The FATF Guidance further prescribes that the information required to be collected should include the following:

  • originator’s name (i.e., the sending customer);
  • originator’s account number where such an account is used to process the transaction (e.g., the VA wallet);
  • originator’s physical (geographical) address, or national identity number, or customer identification number (i.e., not a transaction number) that uniquely identifies the originator to the ordering institution, or date and place of birth;
  • beneficiary’s name; and
  • beneficiary account number where such an account is used to process the transaction (e.g., the VA wallet).

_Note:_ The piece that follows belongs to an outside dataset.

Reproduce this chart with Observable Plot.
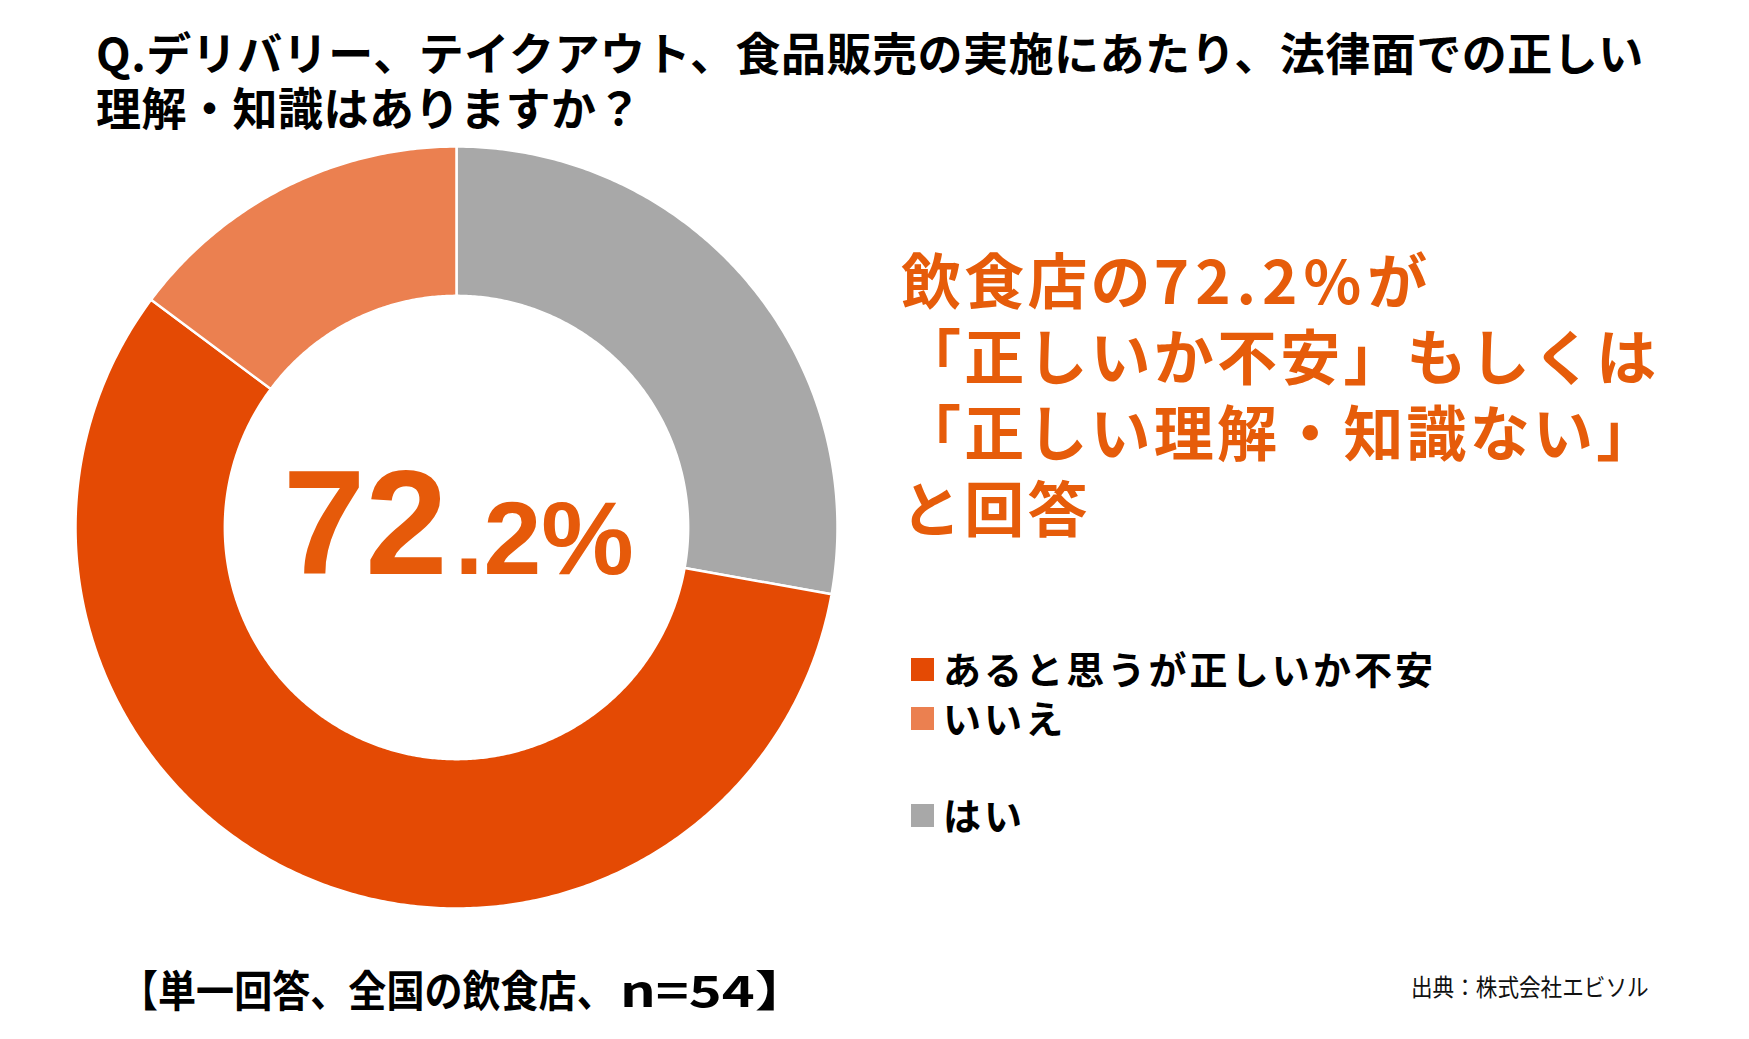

Given the nature of the transactions and underlying decentralized and pseudo-anonymous blockchain technology used for most virtual asset transactions, the collection of such information could present some challenges. The FATF does not prescribe how such information is to be collected but provides the following as examples of technologies that could be used to collect such information (i) public and private keys, (ii) transport layer security/ secure sockets layer (TLS/ SSL) connections, (iii) X.509 certificates by certificate authorities that use the X.509 PKI standard, (iv) X.509 attribute certificates attached to X.509 certificates, (v) API technology and (vi) other commercially available technology or potential software or data sharing solution.

In the US, FinCEN recently confirmed the applicability of the travel rule to transmissions of funds involving virtual currency.

In Canada, the travel rule applies to prescribed electronic funds transfers which applies to, among others, money services businesses. Furthermore, the recent amendments to the PCMLFTR regulations will require the collection of “virtual currency exchange transaction tickets” where virtual currency is exchanged for funds, funds are exchanged for virtual currency or one virtual currency is exchanged for another. These transaction tickets are required to include:

  • the date of the transaction;
  • in the case of a transaction of $1,000 or more, the name and address of the person or entity that requests the exchange, the nature of their principal business or their occupation and, in the case of a person, their date of birth;
  • the type and amount of each type of funds and each of the virtual currencies involved in the payment made and received by the person or entity that requests the exchange;
  • the method by which the payment is made and received;
  • the exchange rates used and their source;
  • the number of every account that is affected by the transaction, the type of account and the name of each account holder;
  • every reference number that is connected to the transaction and has a function equivalent to that of an account number; and
  • every transaction identifier, including the sending and receiving addresses.

Conclusions

AML regulators at both the domestic and global level continue to grapple with the evolving virtual currency and virtual asset industry and underlying technologies. In Canada, the FATF Guidance coincides with the issuance of the recent PCMLTFR amendments relating to virtual currency. Further guidance from Financial Transactions and Reports Analysis Centre of Canada (“FINTRAC”) will follow providing further colour on these amendments. Entities operating in the virtual asset space should pay close attention to both the recent amendments and the forthcoming guidance.